__Dataset extract__.
# # # # #

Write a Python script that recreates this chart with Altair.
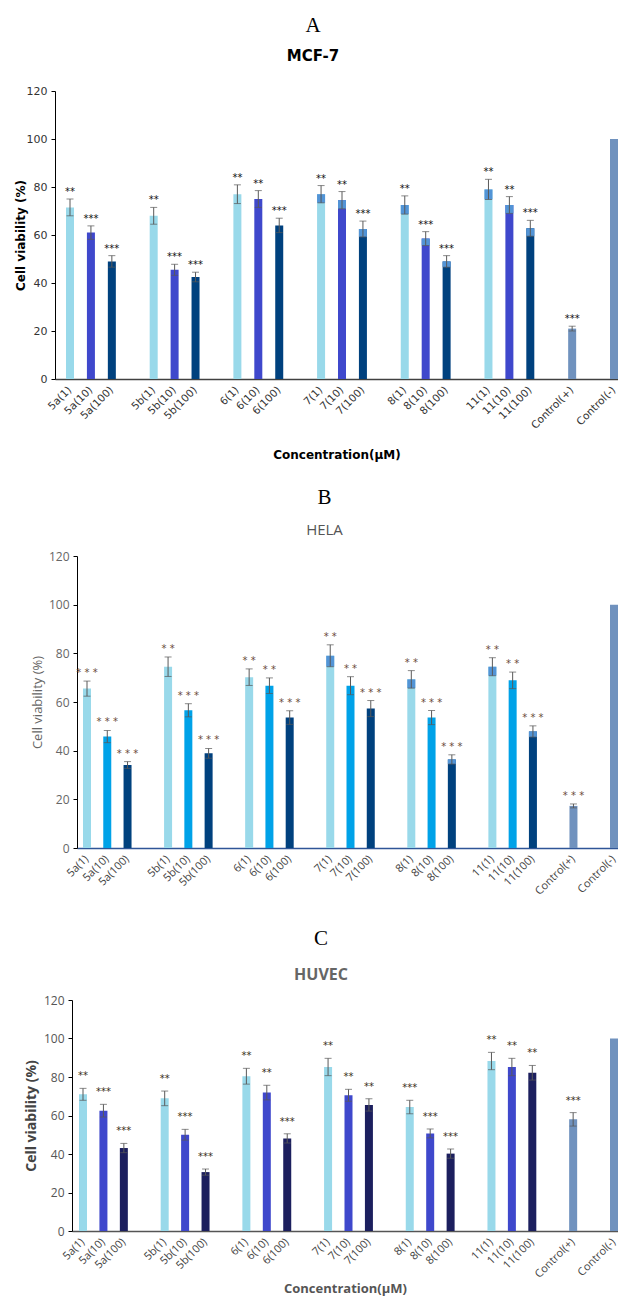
import altair as alt
import pandas as pd

# ---------------- data ----------------
categories = ["5a(1)", "5a(10)", "5a(100)", "5b(1)", "5b(10)", "5b(100)",
              "6(1)", "6(10)", "6(100)", "7(1)", "7(10)", "7(100)",
              "8(1)", "8(10)", "8(100)", "11(1)", "11(10)", "11(100)",
              "Control(+)", "Control(-)"]
dose_group = ["1", "10", "100"] * 6 + ["ctrl+", "ctrl-"]
# axis slot order (gap slots separate the compound groups)
slot_order = ["5a(1)", "5a(10)", "5a(100)", "gap1",
              "5b(1)", "5b(10)", "5b(100)", "gap2",
              "6(1)", "6(10)", "6(100)", "gap3",
              "7(1)", "7(10)", "7(100)", "gap4",
              "8(1)", "8(10)", "8(100)", "gap5",
              "11(1)", "11(10)", "11(100)", "gap6",
              "Control(+)", "gap7", "Control(-)"]

mcf7_mean = [71.5, 61.0, 49.0, 68.0, 45.5, 42.5, 77.0, 75.0, 64.0, 77.0, 74.5, 62.5,
             72.5, 58.5, 49.0, 79.0, 72.5, 62.8, 21.0, 100.0]
mcf7_sd = [3.5, 2.8, 2.4, 3.5, 2.3, 2.0, 3.9, 3.5, 3.0, 3.6, 3.6, 3.3,
           3.8, 2.9, 2.4, 4.2, 3.5, 3.3, 1.0, 0.0]
mcf7_sig = ["**", "***", "***", "**", "***", "***", "**", "**", "***", "**", "**", "***",
            "**", "***", "***", "**", "**", "***", "***", ""]
mcf7_cap = [0, 0, 0, 0, 0, 0, 0, 0, 0, 1, 1, 1, 1, 1, 1, 1, 1, 1, 0, 0]

hela_mean = [65.5, 45.8, 34.1, 74.5, 56.6, 38.9, 70.2, 66.7, 53.6, 79.0, 66.7, 57.3,
             69.3, 53.6, 36.4, 74.5, 68.9, 47.9, 17.3, 100.0]
hela_sd = [3.1, 2.5, 1.4, 4.0, 2.7, 2.0, 3.4, 3.2, 2.8, 4.5, 3.7, 3.3,
           3.6, 2.9, 1.9, 3.7, 3.4, 2.3, 0.8, 0.0]
hela_sig = ["***", "***", "***", "**", "***", "***", "**", "**", "***", "**", "**", "***",
            "**", "***", "***", "**", "**", "***", "***", ""]
hela_cap = [0, 0, 0, 0, 0, 0, 0, 0, 0, 1, 0, 0, 1, 0, 1, 1, 0, 1, 0, 0]

huvec_mean = [71.0, 62.5, 43.1, 68.9, 50.0, 30.6, 80.4, 71.9, 48.1, 85.2, 70.5, 65.5,
              64.4, 50.7, 40.2, 88.3, 85.2, 82.2, 58.0, 100.0]
huvec_sd = [3.1, 3.3, 2.4, 3.8, 2.8, 1.6, 4.1, 3.8, 2.4, 4.5, 3.1, 3.2,
            3.5, 2.3, 2.4, 4.5, 4.5, 3.8, 3.5, 0.0]
huvec_sig = ["**", "***", "***", "**", "***", "***", "**", "**", "***", "**", "**", "**",
             "***", "***", "***", "**", "**", "**", "***", ""]
huvec_cap = [0] * 20

dose_domain = ["1", "10", "100", "ctrl+", "ctrl-"]
mcf7_colors = ["#99d9ea", "#3f48cc", "#00417e", "#7092be", "#7092be"]
hela_colors = ["#99d9ea", "#00a2e8", "#00417e", "#7092be", "#7092be"]
huvec_colors = ["#99d9ea", "#3f48cc", "#1c1f5e", "#7092be", "#7092be"]

y_ticks = [0, 20, 40, 60, 80, 100, 120]

# shared horizontal frame (absolute page pixels)
PLOT_LEFT = 55
PLOT_RIGHT = 618
LAST_BAR = 614


def panel(letter, name, mean, sd, sig, cap, colors, st):
    df = pd.DataFrame({"label": categories, "dose": dose_group, "mean": mean,
                       "sd": sd, "sig": sig, "cap": cap})
    df["lo"] = df["mean"] - df["sd"]
    df["hi"] = df["mean"] + df["sd"]

    width = PLOT_RIGHT - PLOT_LEFT
    start = st["axis_x"] - PLOT_LEFT
    span = PLOT_RIGHT - st["axis_x"]
    first = st["first_bar"] - st["axis_x"]
    right = PLOT_RIGHT - LAST_BAR
    n = len(slot_order)
    step = (span - first - right) / (n - 1)
    bw = 8.0
    left_out = first - bw / 2
    right_out = right - bw / 2
    outer = left_out + right_out
    pi = 1 - bw / step
    po = outer / (2 * step)
    al = left_out / outer if outer > 0 else 0.5

    xscale = alt.Scale(domain=slot_order, range=[start, width], paddingInner=pi,
                       paddingOuter=po, align=al)
    xaxis = alt.Axis(
        labelExpr="indexof(datum.value, 'gap') == 0 ? '' : datum.value",
        labelAngle=-45, labelAlign="right", labelBaseline="middle",
        labelPadding=st["lpad"], ticks=False,
        labelFont=st["font"], labelFontSize=st["lfs"], labelColor=st["lcol"],
        domainColor=st["xdom"], domainWidth=st["xdomw"],
        title=st["xtitle"], titleFont=st["font"], titleFontSize=st["xtfs"],
        titleFontWeight="bold", titleColor=st["xtcol"], titlePadding=st["xtpad"],
        labelOverlap=False,
    )
    x = alt.X("label:N", scale=xscale, axis=xaxis)
    yscale = alt.Scale(domain=[0, 120], nice=False)
    yaxis = alt.Axis(
        values=y_ticks, grid=False, domainColor="#000000", tickColor="#000000",
        tickSize=4, labelPadding=4, labelFont=st["font"], labelFontSize=st["yfs"],
        labelColor=st["ycol"], title="Cell viability (%)", titleFont=st["font"],
        titleFontSize=st["ytfs"], titleFontWeight=st["ytw"], titleColor=st["ytcol"],
        titleX=st["titlex"], titleY=st["height"] / 2, titleBaseline="middle",
        titleAngle=-90, offset=-start,
    )

    base = alt.Chart(df)
    bars = base.mark_bar().encode(
        x=x,
        y=alt.Y("mean:Q", scale=yscale, axis=yaxis),
        color=alt.Color("dose:N", scale=alt.Scale(domain=dose_domain, range=colors),
                        legend=None),
    )
    caps = base.transform_filter("datum.cap == 1").mark_bar(color="#5294d6").encode(
        x=x, y=alt.Y("lo:Q", scale=yscale, axis=yaxis), y2="mean:Q")
    err = base.transform_filter("datum.sd > 0")
    rule = err.mark_rule(color="#595959", strokeWidth=1).encode(
        x=x, y=alt.Y("lo:Q", scale=yscale, axis=yaxis), y2="hi:Q")
    tick_hi = err.mark_tick(color="#595959", size=7, thickness=1).encode(
        x=x, y=alt.Y("hi:Q", scale=yscale, axis=yaxis))
    tick_lo = err.mark_tick(color="#595959", size=7, thickness=1).encode(
        x=x, y=alt.Y("lo:Q", scale=yscale, axis=yaxis))
    star_expr = ("datum.sig == '***' ? '* * *' : '* *'" if st["spaced"]
                 else "datum.sig")
    stars = err.transform_calculate(shown=star_expr).mark_text(
        baseline="bottom", dy=st["stardy"], fontSize=st["starfs"],
        color=st["starcol"], font="DejaVu Sans").encode(
        x=x, y=alt.Y("hi:Q", scale=yscale, axis=yaxis), text="shown:N")
    # invisible layout guide: fixes left extent and bottom extent of the panel
    guide = alt.Chart(pd.DataFrame({"s": [0]})).mark_rule(opacity=0).encode(
        x=alt.value(-st["leftext"]),
        y=alt.value(st["height"] / 2), y2=alt.value(st["height"] + st["bottomext"]))

    return alt.layer(bars, caps, rule, tick_hi, tick_lo, stars, guide).properties(
        width=width, height=st["height"],
        title=alt.TitleParams(
            text=letter, subtitle=name, font="Liberation Serif", fontSize=21,
            fontWeight="normal", color="#000000", subtitleFont=st["sfont"],
            subtitleFontSize=st["sfs"], subtitleFontWeight=st["sfw"],
            subtitleColor=st["scol"], subtitlePadding=st["spad"], offset=st["toff"],
            anchor="middle", frame="bounds"),
    )


styleA = dict(axis_x=55, first_bar=70, height=288, font="DejaVu Sans", lfs=10.5,
              lcol="#333333", lpad=9, xdom="#404040", xdomw=1.5,
              xtitle="Concentration(µM)", xtfs=12, xtcol="#000000", xtpad=19,
              yfs=11, ycol="#333333", ytfs=12, ytw="bold", ytcol="#000000", titlex=-35,
              stardy=-2, starfs=10, starcol="#111111", spaced=False, leftext=47,
              bottomext=108,
              sfont="DejaVu Sans", sfs=15, sfw="bold", scol="#000000", spad=13, toff=21)
styleB = dict(axis_x=77, first_bar=87, height=292, font="Open Sans", lfs=11,
              lcol="#444444", lpad=9, xdom="#2f5597", xdomw=1.5,
              xtitle=None, xtfs=12, xtcol="#000000", xtpad=12,
              yfs=12, ycol="#666666", ytfs=13, ytw="normal", ytcol="#666666", titlex=-40,
              stardy=-3, starfs=10, starcol="#6b4a3a", spaced=True, leftext=0,
              bottomext=80,
              sfont="Open Sans", sfs=15, sfw="normal", scol="#555555", spad=15, toff=12)
styleC = dict(axis_x=72, first_bar=83, height=231, font="Open Sans", lfs=11,
              lcol="#444444", lpad=9, xdom="#555555", xdomw=1.5,
              xtitle="Concentration(µM)", xtfs=13, xtcol="#555555", xtpad=3,
              yfs=12, ycol="#555555", ytfs=14, ytw="bold", ytcol="#444444", titlex=-41,
              stardy=-7, starfs=10, starcol="#3a3020", spaced=False, leftext=0,
              bottomext=0,
              sfont="Open Sans", sfs=16, sfw="bold", scol="#666666", spad=18, toff=11)

pA = panel("A", "MCF-7", mcf7_mean, mcf7_sd, mcf7_sig, mcf7_cap, mcf7_colors, styleA)
pB = panel("B", "HELA", hela_mean, hela_sd, hela_sig, hela_cap, hela_colors, styleB)
pC = panel("C", "HUVEC", huvec_mean, huvec_sd, huvec_sig, huvec_cap, huvec_colors, styleC)

chart = alt.vconcat(pA, pB, pC, spacing=0).resolve_scale(
    color="independent"
).properties(
    padding={"left": 0, "top": 7, "right": 0, "bottom": 0}
).configure_view(stroke=None)

chart.save("out.html", embed_options={"renderer": "svg", "actions": False})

# # # # #

__Prompt__. Restate the data word for word from its first line through the line with "import pandas as pd", leaving out any picture along the way.

__Final answer__.
Write a Python script that recreates this chart with Altair.
import altair as alt
import pandas as pd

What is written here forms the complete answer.